In Wülperode, in einem Zimmer des alten Amtes, liegt jede Nacht der Hund des wilden Jägers und schüttelt sich.
Als Nachtrag zu der Sage vom Hackelberg, welche Harzsagen S. 10-12 mitgetheilt und S. 245-248 besprochen[207] ist, stehe hier noch folgende Sage aus der Gegend des Hackels, welche Caspar Abel hat in seiner »Sammlung etlicher noch nicht gedruckten alten Chroniken« (1732) S. 86:
»Eyn Grave to Eghelen de reyt jagen an den Hart na Wiltwarcke, unde reyth uth in des Düvels Namen, unde sprack, he wolde Wild vanghen, dat scholde ome noch Got effte de Duvel weren, do he an den Hart kam, do bejegende öme eyn swart wilt Swin, darvor vorferde sick sin Perd, dat se allbeyde stortten, unde bleven allbeyde dot, he unde sin Pert.«
Wir kommen zur Frau Holle, mit Bezug auf welche es schon von Wichtigkeit ist, zu wissen, wo sie überhaupt vorkommt.

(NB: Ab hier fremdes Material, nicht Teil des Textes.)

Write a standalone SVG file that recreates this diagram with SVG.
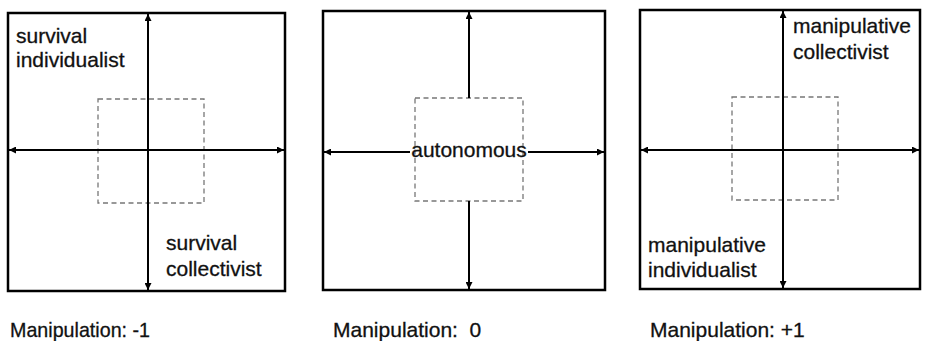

Zu Buchholz in der Grafschaft Stolberg sagt man: »Frau Wulle kommt.« Auch in Rodishayn in der Grafschaft Stolberg ist Frau Wulle bekannt. Eben so in Sorge. In Stolberg sagt man: Die Wulle.
In Elbingerode sagt man: Fru Rolle. Fru Holle kommt in Elend zu Neujahr.
Siehe auch in meinem Schriftchen: »Harzbilder. Sitten und Gebräuche aus dem Harzgebirge. Leipzig, F.A. Brockhaus, 1855« den 23. Abschnitt: »Frau Holle; die Kinderbrunnen; der wilde Jäger; Stepke« (S. 76-78), wo sich bereits weitere Nachweisungen finden.
Fru Wulle, sagt man irgendwo, kommt in einer bestimmten Zeit, wo man aufhören muß zu spinnen.
Sagen von Kinderbrunnen stehen in den vorliegenden unterharzischen Sagen unter Nr. 9, 10, 78, 242-245, 357, 358, 374. Vergl. auch J.W. Wolf, hessische Sagen, S. 133, 210 und 211.